29. A rock, a feather, a shell.

Not precisely the crown jewels.

I think it's a damned shame that we've reached such a state in this world that everyone is suspect.

There is no 'right way' to behave these days; really. We are not allowed to interact in any way with children unless we have received explicit instruction from the parents. If I were male, I'd be afraid to so much as smile at a child for fear that it would be misconstrued as unhealthy interest. As a middle-aged woman (with a grown child, so before anyone launches the 'you don't have children' rationale - yes, I've been there), I once attempted to hand a child a crayon they had dropped in a restaurant - the mother snatched the thing out of my hand like I was trying to give the kid a live grenade. Ridiculous.

I'm sorry, but there is a whole lot of over-reaction going on. Yes, the world is a scary place and we need to teach our kids to be smart - but Prudence got it right. If the woman has issues with the friends, why not talk to her parents? Maybe (shock) even get to know the couple?

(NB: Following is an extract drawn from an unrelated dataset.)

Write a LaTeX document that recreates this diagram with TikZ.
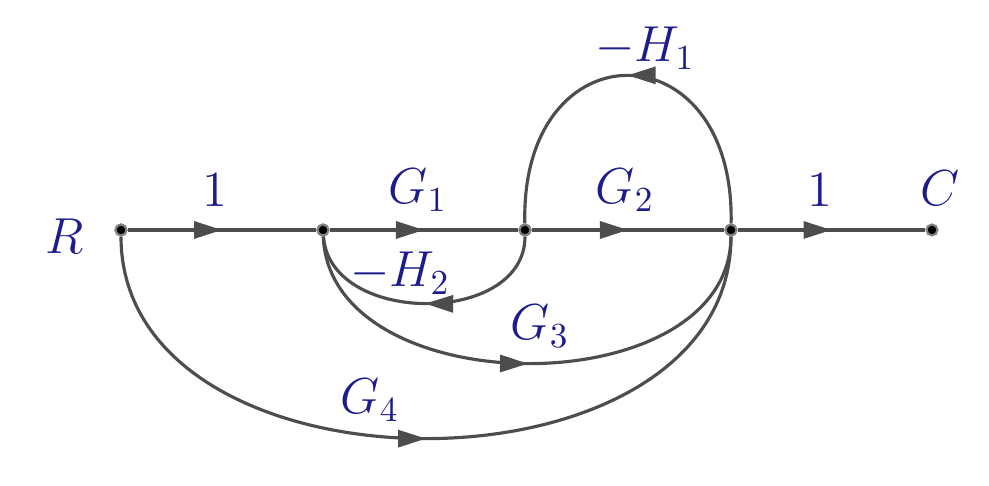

Adult behavior suggests that the mother (and her husband, I presume) should simply explain that giving the child gifts in this way makes them uncomfortable and they would prefer that the couple stopped doing it. Instead, she has written a public letter that tries and convicts the couple without any evidence - and that letter has become sufficient proof for a handful in this thread to do the same.

This is witch-burning behavior at its finest, really. Who needs proof? All you need is a 'gut instinct' or a 'feeling' in order to convict not just a man, but his wife ("their friends are creepy and we don't want them near our kids") based on nothing. No proof, not even a suspicion.

A sad world, indeed.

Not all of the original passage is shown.